Moeschlin spent eight months in England in 1947 as freelance reportage photographer and the following year spent several months in French North Africa. He was a reporter for Die Woche in the early 1950s, leaving to take up freelance professional work.

In 1951, in partnership with Christian Baur, he opened the Atelier Moeschlin + Baur in Basel, producing architectural, industrial, advertising and art photography, and publishing a picture book on Pablo Casals 1956.

He made a 20 minute documentary film Gefahr Nordwest. Seenoteinsatz in der Nordsee ('Danger North-West: sea rescues in the North Sea') during 1956-8, and in 1959/60 he was an assistant director and manager of film productions.

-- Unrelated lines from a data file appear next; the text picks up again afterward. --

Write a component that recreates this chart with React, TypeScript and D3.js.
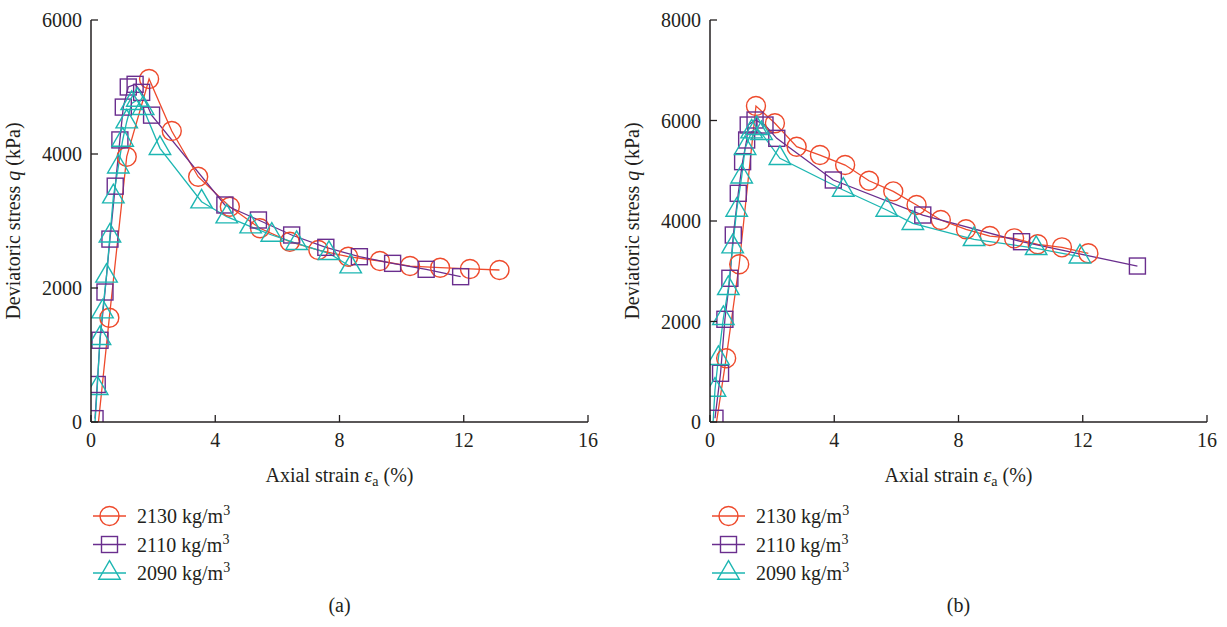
import React from "react";
import * as d3 from "d3";

type P = [number, number];

// Panel (a)
const a2130: P[] = [[0.24, 0], [0.59, 1557], [1.15, 3960], [1.87, 5120], [2.6, 4343], [3.45, 3661], [4.47, 3213], [5.44, 2891], [6.4, 2691], [7.32, 2567], [8.28, 2467], [9.3, 2403], [10.27, 2328], [11.24, 2303], [12.2, 2284], [13.15, 2269]];
const a2110: P[] = [[0.13, 50], [0.2, 560], [0.29, 1220], [0.45, 1940], [0.61, 2730], [0.78, 3520], [0.93, 4210], [1.04, 4700], [1.2, 5000], [1.42, 5040], [1.63, 4920], [1.95, 4580], [4.31, 3239], [5.39, 3015], [6.46, 2791], [7.56, 2607], [8.64, 2467], [9.71, 2368], [10.79, 2279], [11.9, 2169]];
const a2090: P[] = [[0.13, 0], [0.2, 503], [0.29, 1249], [0.37, 1646], [0.5, 2180], [0.61, 2780], [0.72, 3363], [0.88, 3810], [1.02, 4209], [1.15, 4482], [1.31, 4756], [1.49, 4806], [1.68, 4682], [2.22, 4085], [3.56, 3288], [4.37, 3064], [5.14, 2915], [5.82, 2791], [6.62, 2667], [7.66, 2518], [8.36, 2318]];

// Panel (b)
const b2130: P[] = [[0.21, 0], [0.52, 1268], [0.94, 3140], [1.48, 6289], [2.09, 5944], [2.79, 5479], [3.54, 5313], [4.35, 5114], [5.12, 4800], [5.9, 4590], [6.65, 4318], [7.43, 4020], [8.24, 3835], [9.01, 3701], [9.79, 3655], [10.55, 3536], [11.33, 3476], [12.18, 3357]];
const b2110: P[] = [[0.16, 74], [0.34, 969], [0.48, 2044], [0.64, 2860], [0.75, 3721], [0.91, 4551], [1.05, 5181], [1.18, 5612], [1.23, 5910], [1.45, 6010], [1.77, 5910], [2.15, 5645], [3.97, 4816], [6.85, 4119], [10.03, 3588], [13.76, 3104]];
const b2090: P[] = [[0.1, 0], [0.16, 637], [0.27, 1268], [0.43, 2064], [0.59, 2660], [0.73, 3490], [0.86, 4219], [1.02, 4881], [1.13, 5447], [1.34, 5777], [1.5, 5845], [1.66, 5745], [2.25, 5248], [4.29, 4617], [5.69, 4219], [6.53, 3954], [8.5, 3635], [10.5, 3456], [11.91, 3289]];

const xTicks = [0, 4, 8, 12, 16];
const yTicksA = [0, 2000, 4000, 6000];
const yTicksB = [0, 2000, 4000, 6000, 8000];
const seriesNames = ["2130", "2110", "2090"];
const COLORS = ["#ee4a2c", "#6a2e8e", "#1db6b2"];
const FONT = "'Liberation Serif', 'DejaVu Serif', serif";
const AXIS = "#231f20";
const FS = 20;

function Marker({ kind, x, y, color }: { kind: number; x: number; y: number; color: string }) {
  if (kind === 0) return <circle cx={x} cy={y} r={9.5} fill="none" stroke={color} strokeWidth={1.4} />;
  if (kind === 1) return <rect x={x - 8} y={y - 8} width={16} height={16} fill="none" stroke={color} strokeWidth={1.4} />;
  const s = d3.symbol().type(d3.symbolTriangle).size(200)();
  return <path d={s || ""} transform={`translate(${x},${y})`} fill="none" stroke={color} strokeWidth={1.4} />;
}

function Panel({ id, x0, x1, yMax, yTicks, series, caption, ylx }: { id: string; x0: number; x1: number; yMax: number; yTicks: number[]; series: P[][]; caption: string; ylx: number }) {
  const top = 20, bottom = 422;
  const xs = d3.scaleLinear().domain([0, 16]).range([x0, x1]);
  const ys = d3.scaleLinear().domain([0, yMax]).range([bottom, top]);
  const line = d3.line<P>().x(d => xs(d[0])).y(d => ys(d[1]));
  const cx = (x0 + x1) / 2;
  const legX = x0 + 2;
  return (
    <g>
      <defs>
        <clipPath id={"clip" + id}>
          <rect x={x0} y={0} width={x1 - x0 + 30} height={bottom} />
        </clipPath>
      </defs>
      <g clipPath={`url(#clip${id})`}>
        {series.map((s, i) => (
          <path key={"l" + i} d={line(s) || ""} fill="none" stroke={COLORS[i]} strokeWidth={1.3} />
        ))}
        {series.map((s, i) => (
          <g key={"m" + i}>
            {s.filter(d => d[1] > 0).map((d, j) => <Marker key={j} kind={i} x={xs(d[0])} y={ys(d[1])} color={COLORS[i]} />)}
          </g>
        ))}
      </g>
      <line x1={x0} x2={x0} y1={top} y2={bottom} stroke={AXIS} strokeWidth={1.5} />
      <line x1={x0} x2={x1} y1={bottom} y2={bottom} stroke={AXIS} strokeWidth={1.5} />
      {yTicks.map(t => (
        <g key={"y" + t}>
          <line x1={x0} x2={x0 + 7} y1={ys(t)} y2={ys(t)} stroke={AXIS} strokeWidth={1.3} />
          <text x={x0 - 9} y={ys(t)} dy="0.35em" textAnchor="end" fontSize={FS} fontFamily={FONT} fill={AXIS}>{t}</text>
        </g>
      ))}
      {xTicks.map(t => (
        <g key={"x" + t}>
          <line x1={xs(t)} x2={xs(t)} y1={bottom} y2={bottom - 7} stroke={AXIS} strokeWidth={1.3} />
          <text x={xs(t)} y={bottom + 25} textAnchor="middle" fontSize={FS} fontFamily={FONT} fill={AXIS}>{t}</text>
        </g>
      ))}
      <text x={cx} y={482} textAnchor="middle" fontSize={FS} fontFamily={FONT} fill={AXIS}>
        Axial strain <tspan fontStyle="italic">ε</tspan><tspan fontSize={14} dy={4}>a</tspan><tspan dy={-4}> (%)</tspan>
      </text>
      <text transform={`translate(${ylx},${(top + bottom) / 2}) rotate(-90)`} textAnchor="middle" fontSize={FS} fontFamily={FONT} fill={AXIS}>
        Deviatoric stress <tspan fontStyle="italic">q</tspan> (kPa)
      </text>
      {seriesNames.map((n, i) => {
        const y = 516 + i * 28.5;
        return (
          <g key={"lg" + i}>
            <line x1={legX} x2={legX + 33} y1={y} y2={y} stroke={COLORS[i]} strokeWidth={1.3} />
            <Marker kind={i} x={legX + 16.5} y={y} color={COLORS[i]} />
            <text x={legX + 44} y={y} dy="0.35em" fontSize={FS} fontFamily={FONT} fill={AXIS}>
              {n} kg/m<tspan fontSize={14} dy={-8}>3</tspan>
            </text>
          </g>
        );
      })}
      <text x={cx} y={612} textAnchor="middle" fontSize={FS} fontFamily={FONT} fill={AXIS}>{caption}</text>
    </g>
  );
}

export default function App() {
  return (
    <svg width={1227} height={627} style={{ position: "absolute", left: 0, top: 0, background: "#fff" }}>
      <Panel id="a" x0={91} x1={588} yMax={6000} yTicks={yTicksA} series={[a2130, a2110, a2090]} caption="(a)" ylx={20} />
      <Panel id="b" x0={710} x1={1207} yMax={8000} yTicks={yTicksB} series={[b2130, b2110, b2090]} caption="(b)" ylx={639} />
    </svg>
  );
}
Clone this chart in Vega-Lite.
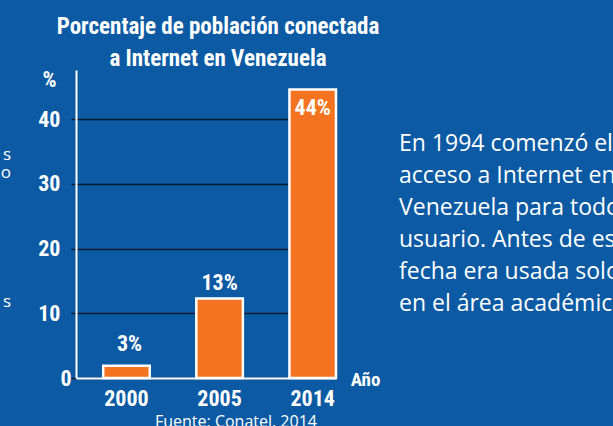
{
  "$schema": "https://vega.github.io/schema/vega-lite/v6.json",
  "background": "#0b5aa3",
  "padding": {"left": 0, "top": 16, "right": 0, "bottom": 0},
  "autosize": {"type": "pad"},
  "config": {"view": {"stroke": null}},
  "title": {"text": "Fuente: Conatel, 2014", "orient": "bottom", "anchor": "start", "frame": "group", "dx": 152, "offset": 5, "font": "Open Sans", "fontSize": 16, "fontWeight": "normal", "color": "white", "baseline": "top"},
  "spacing": 65,
  "bounds": "flush",
  "hconcat": [
    {
      "width": 8,
      "height": 308,
      "data": {"values": [{"line": 0, "t": "s"}, {"line": 1, "t": "o"}, {"line": 8, "t": "s"}]},
      "mark": {"type": "text", "align": "right", "baseline": "alphabetic", "font": "Open Sans", "fontSize": 17, "color": "white"},
      "encoding": {
        "x": {"datum": 1, "type": "quantitative", "scale": {"domain": [0, 1]}, "axis": null},
        "y": {"field": "line", "type": "quantitative", "scale": {"domain": [0, 8], "range": [90, 237]}, "axis": null},
        "text": {"field": "t"}
      }
    },
    {
      "width": 260,
      "height": 308,
      "title": {"text": ["Porcentaje de población conectada", "a Internet en Venezuela"], "font": "Roboto Condensed, DejaVu Sans Condensed, Roboto", "fontSize": 23, "fontWeight": "bold", "color": "white", "lineHeight": 32, "anchor": "middle", "frame": "group", "dx": 12, "offset": -26, "baseline": "bottom"},
      "data": {"values": [
        {"year": "2000", "value": 1.9, "label": "3%"},
        {"year": "2005", "value": 12.3, "label": "13%"},
        {"year": "2014", "value": 44.6, "label": "44%"}
      ]},
      "encoding": {
        "x": {
          "field": "year", "type": "nominal", "sort": null,
          "scale": {"paddingInner": 0.5, "paddingOuter": 0.146, "align": 1},
          "axis": {
            "ticks": false, "tickSize": 0, "labelAngle": 0, "domainColor": "white", "domainWidth": 2,
            "labelColor": "white", "labelFont": "Roboto Condensed, DejaVu Sans Condensed, Roboto", "labelFontSize": 22, "labelFontWeight": "bold", "labelPadding": 10,
            "title": "Año", "titleX": 289, "titleY": 7, "titleAlign": "center", "titleBaseline": "alphabetic",
            "titleColor": "white", "titleFont": "Roboto Condensed, DejaVu Sans Condensed, Roboto", "titleFontSize": 19, "titleFontWeight": "bold"
          }
        },
        "y": {
          "field": "value", "type": "quantitative",
          "scale": {"domain": [0, 47.6], "nice": false},
          "axis": {
            "values": [0, 10, 20, 30, 40], "grid": true, "gridColor": "#0b1b2e", "gridWidth": 1.5,
            "tickColor": "#0b1b2e", "tickSize": 5, "tickWidth": 1.5, "domainColor": "white", "domainWidth": 2,
            "labelColor": "white", "labelFont": "Roboto Condensed, DejaVu Sans Condensed, Roboto", "labelFontSize": 22, "labelFontWeight": "bold",
            "labelPadding": {"condition": {"test": "datum.value === 0", "value": 0}, "value": 11},
            "title": "%", "titleAngle": 0, "titleX": -27, "titleY": 9, "titleAlign": "center", "titleBaseline": "middle",
            "titleColor": "white", "titleFont": "Roboto Condensed, DejaVu Sans Condensed, Roboto", "titleFontSize": 22, "titleFontWeight": "bold"
          }
        }
      },
      "layer": [
        {"mark": {"type": "bar", "color": "#f37321", "stroke": "white", "strokeWidth": 2.5}},
        {
          "transform": [{"filter": "datum.year === '2000'"}],
          "mark": {"type": "text", "baseline": "alphabetic", "dy": -15, "dx": 3, "font": "Roboto Condensed, DejaVu Sans Condensed, Roboto", "fontSize": 22, "fontWeight": "bold", "color": "white"},
          "encoding": {"text": {"field": "label"}}
        },
        {
          "transform": [{"filter": "datum.year === '2005'"}],
          "mark": {"type": "text", "baseline": "alphabetic", "dy": -8, "font": "Roboto Condensed, DejaVu Sans Condensed, Roboto", "fontSize": 22, "fontWeight": "bold", "color": "white"},
          "encoding": {"text": {"field": "label"}}
        },
        {
          "transform": [{"filter": "datum.year === '2014'"}],
          "mark": {"type": "text", "baseline": "alphabetic", "dy": 26, "font": "Roboto Condensed, DejaVu Sans Condensed, Roboto", "fontSize": 22, "fontWeight": "bold", "color": "white"},
          "encoding": {"text": {"field": "label"}}
        }
      ]
    },
    {
      "width": 216,
      "height": 308,
      "data": {"values": [
        {"line": 0, "t": "En 1994 comenzó el"},
        {"line": 1, "t": "acceso a Internet en"},
        {"line": 2, "t": "Venezuela para todo"},
        {"line": 3, "t": "usuario. Antes de esta"},
        {"line": 4, "t": "fecha era usada solo"},
        {"line": 5, "t": "en el área académica."}
      ]},
      "mark": {"type": "text", "align": "left", "baseline": "alphabetic", "dx": -2, "font": "Open Sans", "fontSize": 23, "color": "white"},
      "encoding": {
        "x": {"datum": 0, "type": "quantitative", "scale": {"domain": [0, 1]}, "axis": null},
        "y": {"field": "line", "type": "quantitative", "scale": {"domain": [0, 5], "range": [81, 241]}, "axis": null},
        "text": {"field": "t"}
      }
    }
  ]
}
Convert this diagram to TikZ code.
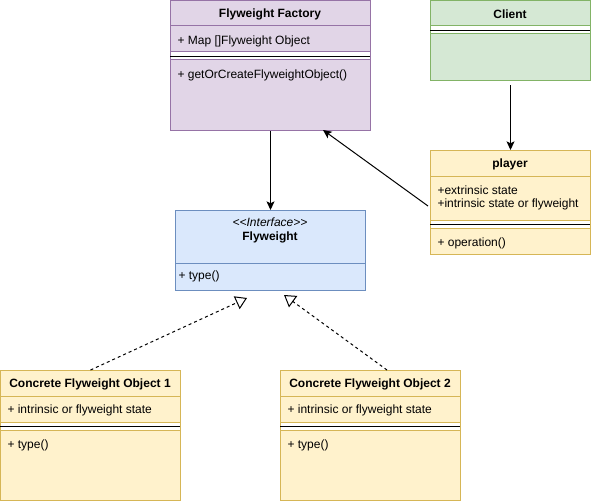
\documentclass[tikz,border=0pt]{standalone}
\usepackage{fontspec}
\setmainfont{Liberation Sans}
\usetikzlibrary{arrows.meta}

\definecolor{factfill}{HTML}{E1D5E7}
\definecolor{factline}{HTML}{9673A6}
\definecolor{clientfill}{HTML}{D5E8D4}
\definecolor{clientline}{HTML}{82B366}
\definecolor{ifacefill}{HTML}{DAE8FC}
\definecolor{ifaceline}{HTML}{6C8EBF}
\definecolor{objfill}{HTML}{FFF2CC}
\definecolor{objline}{HTML}{D6B656}

\tikzset{every picture/.style={line width=0.75pt}}
\tikzset{
  classbox/.style={rectangle, anchor=north west, inner sep=0pt},
  classtitle/.style={inner sep=0.75pt, font=\fontsize{9}{11}\selectfont\bfseries},
  member/.style={anchor=west, inner sep=0.75pt, align=left, font=\fontsize{9}{11}\selectfont},
  assoc/.style={-{Stealth[length=6.5pt,width=6pt,inset=1.5pt]}},
  realize/.style={dash pattern=on 2.25pt off 2.25pt, -{Triangle[open,length=8.5pt,width=10.5pt]}},
}

\begin{document}
\begin{tikzpicture}[x=0.75pt,y=0.75pt,yscale=-1]
\useasboundingbox (0,0) rectangle (591,503);

%Shape: Rectangle [Flyweight Factory]
\node (factory) [classbox, draw=factline, fill=factfill, minimum width=150pt, minimum height=97.5pt] at (170,0) {};
\draw [factline] (170,26) -- (370,26) ;
\draw [factline] (170,52) -- (370,52) ;
\fill [white] (170.5,52.5) rectangle (369.5,60) ;
\draw [factline] (170,60) -- (370,60) ;
\draw (170,56.5) -- (370,56.5) ;
%Shape: Rectangle [Client]
\node (client) [classbox, draw=clientline, fill=clientfill, minimum width=120pt, minimum height=60pt] at (430,0) {};
\draw [clientline] (430,26) -- (590,26) ;
\fill [white] (430.5,26.5) rectangle (589.5,34) ;
\draw [clientline] (430,34) -- (590,34) ;
\draw (430,30.5) -- (590,30.5) ;
%Shape: Rectangle [player]
\node (player) [classbox, draw=objline, fill=objfill, minimum width=120pt, minimum height=78pt] at (430,150) {};
\draw [objline] (430,176) -- (590,176) ;
\draw [objline] (430,220) -- (590,220) ;
\fill [white] (430.5,220.5) rectangle (589.5,228) ;
\draw [objline] (430,228) -- (590,228) ;
\draw (430,224.5) -- (590,224.5) ;
%Shape: Rectangle [Flyweight]
\node (flyweight) [classbox, draw=ifaceline, fill=ifacefill, minimum width=142.5pt, minimum height=60pt] at (175,210) {};
\draw [ifaceline] (175,263) -- (365,263) ;
%Shape: Rectangle [Concrete Flyweight Object 1]
\node (concrete1) [classbox, draw=objline, fill=objfill, minimum width=135pt, minimum height=97.5pt] at (0,370) {};
\draw [objline] (0,396) -- (180,396) ;
\draw [objline] (0,422) -- (180,422) ;
\fill [white] (0.5,422.5) rectangle (179.5,430) ;
\draw [objline] (0,430) -- (180,430) ;
\draw (0,426.5) -- (180,426.5) ;
%Shape: Rectangle [Concrete Flyweight Object 2]
\node (concrete2) [classbox, draw=objline, fill=objfill, minimum width=135pt, minimum height=97.5pt] at (280,370) {};
\draw [objline] (280,396) -- (460,396) ;
\draw [objline] (280,422) -- (460,422) ;
\fill [white] (280.5,422.5) rectangle (459.5,430) ;
\draw [objline] (280,430) -- (460,430) ;
\draw (280,426.5) -- (460,426.5) ;

% Text Node
\node (factory-t) [classtitle] at (270,14.5) {Flyweight Factory};
% Text Node
\node (factory-a) [member] at (176,41) {+ Map []Flyweight Object};
% Text Node
\node (factory-m) [member] at (176,75) {+ getOrCreateFlyweightObject()};
% Text Node
\node (client-t) [classtitle] at (510,14.5) {Client};
% Text Node
\node (player-t) [classtitle] at (510,164.5) {player};
% Text Node
\node (player-a) [member, font=\fontsize{9}{9.75}\selectfont] at (436,198) {+extrinsic state\\+intrinsic state or flyweight};
% Text Node
\node (player-m) [member] at (436,243) {+ operation()};
% Text Node
\node (flyweight-s) [inner sep=0.75pt, font=\fontsize{9}{11}\selectfont\itshape] at (270,222.5) {<{}<Interface>{}>};
% Text Node
\node (flyweight-t) [classtitle] at (270,237.5) {Flyweight};
% Text Node
\node (flyweight-m) [member] at (177,276) {+ type()};
% Text Node
\node (concrete1-t) [classtitle] at (90,384.5) {Concrete Flyweight Object 1};
% Text Node
\node (concrete1-a) [member] at (6,410.5) {+ intrinsic or flyweight state};
% Text Node
\node (concrete1-m) [member] at (6,445) {+ type()};
% Text Node
\node (concrete2-t) [classtitle] at (370,384.5) {Concrete Flyweight Object 2};
% Text Node
\node (concrete2-a) [member] at (286,410.5) {+ intrinsic or flyweight state};
% Text Node
\node (concrete2-m) [member] at (286,445) {+ type()};

% end points of the slanted connectors
\coordinate (player-out) at (428,206);
\coordinate (factory-in) at (323,130);
\coordinate (concrete2-out) at (387,370);
\coordinate (flyweight-in1) at (247,298);
\coordinate (flyweight-in2) at (284,295);

%Straight Lines
\draw [assoc, shorten <=3pt] (client.south) -- (player.north) ;
\draw [assoc] (factory.south) -- (flyweight.north) ;
\draw [assoc] (player-out) -- (factory-in) ;
%Dashed Lines
\draw [realize] (concrete1.north) -- (flyweight-in1) ;
\draw [realize] (concrete2-out) -- (flyweight-in2) ;

\end{tikzpicture}
\end{document}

After 1967 he returned to working from his own photographic studio.

== Fine art photography ==
In his personal work he was a disciple of Otto Steinert’s ‘Fotoform’, of which Moeschlin's slow-shutter, semi-abstract Seagull in Flight was identified as an example by historian of photography Helmut Gernsheim and featured in LIFE magazine.

==Recognition==

Awarded the Eidgenössisches Stipendium (Federal Art Scholarship) in 1950, in 1955 Moeschlin was recognised with acceptance into the Kollegium Schweizer Photographen and in the same year his low-angle picture of two elderly women in animated conversation in the street was selected for MoMA’s world-touring The Family of Man exhibition curated by Edward Steichen.

==Publications==
- Gewerbemuseum Basel (Hg.): Photographie in der Schweiz - Heute (cat.), Basel, Gewerbemuseum 1949.
- Collet, Maurice (Hg.): Photo 49. Photographie en Suisse. Photographie in der Schweiz. Swiss photography, Reihe: Publicité et arts graphiques, Spezialnummer 1949.
- Organisationskomitee der 150-Jahrfeier des Kantons Aargau (Hg.): Jubilierender Aargau. Erinnerungsschrift zur 150-Jahrfeier 1953, Aarau, Buchdruckerei Neue Aargauer Zeitung 1953.
- Seiler, Alexander J.P.; Moeschlin, Peter: Casals, Olten, Otto Walter 1956.
- Roedelberger, Franz Adam: Das Sonnenbuch vom Bündnerland, vom Wallis und Tessin, Bern, Verbandsdruckerei 1957.
- Moeschlin, Peter: Gefahr Nordwest. Seenoteinsatz in der Nordsee [Film], 1958.
- Kübler, Arnold: Mitenand, gägenenand, durenand. Ein Bilderbuch vom Umgang mit dem Nächsten in der Schweiz, Zürich, Ex Libris 1959.
- Klaus, Fritz; Strübin, Theodor; Moeschlin, Peter; Schellenberg, Heinrich; Rausser, Edith: Baselland zwischen Strom und Berg, Genf, Ed. Générales 1959.
- Stoecklin, Hansjörg; Moeschlin, Peter; Pardey, Andreas: Fotografen sehen Jean Tinguely: Hansjörg Stoecklin, Peter Moeschlin, Basel, Museum Jean Tinguely 1999.
- Hiltbrand, Robert; Hort, Hans Peter: Kuttlebutzer Basel 1957-1999, Basel, Kuttlebutzer - Fasnachtsgesellschaft zum Saich 2003.
- Lüem, Barbara: Heimathafen Basel. Die Schweizer Rhein- und Hochseeschifffahrt, Basel 2003.

==Exhibitions==

- 1949, Basel, Gewerbemuseum, Photographie in der Schweiz - Heute.
- 1952, Luzern, Kunsthaus, Weltausstellung der Photographie.
- 1999, Basel, Museum Tinguely, Sali Sepi - di Jeannot.
- 2004, Basel, Historisches Museum Basel, Blickfänger. Fotografien in Basel aus zwei Jahrhunderten.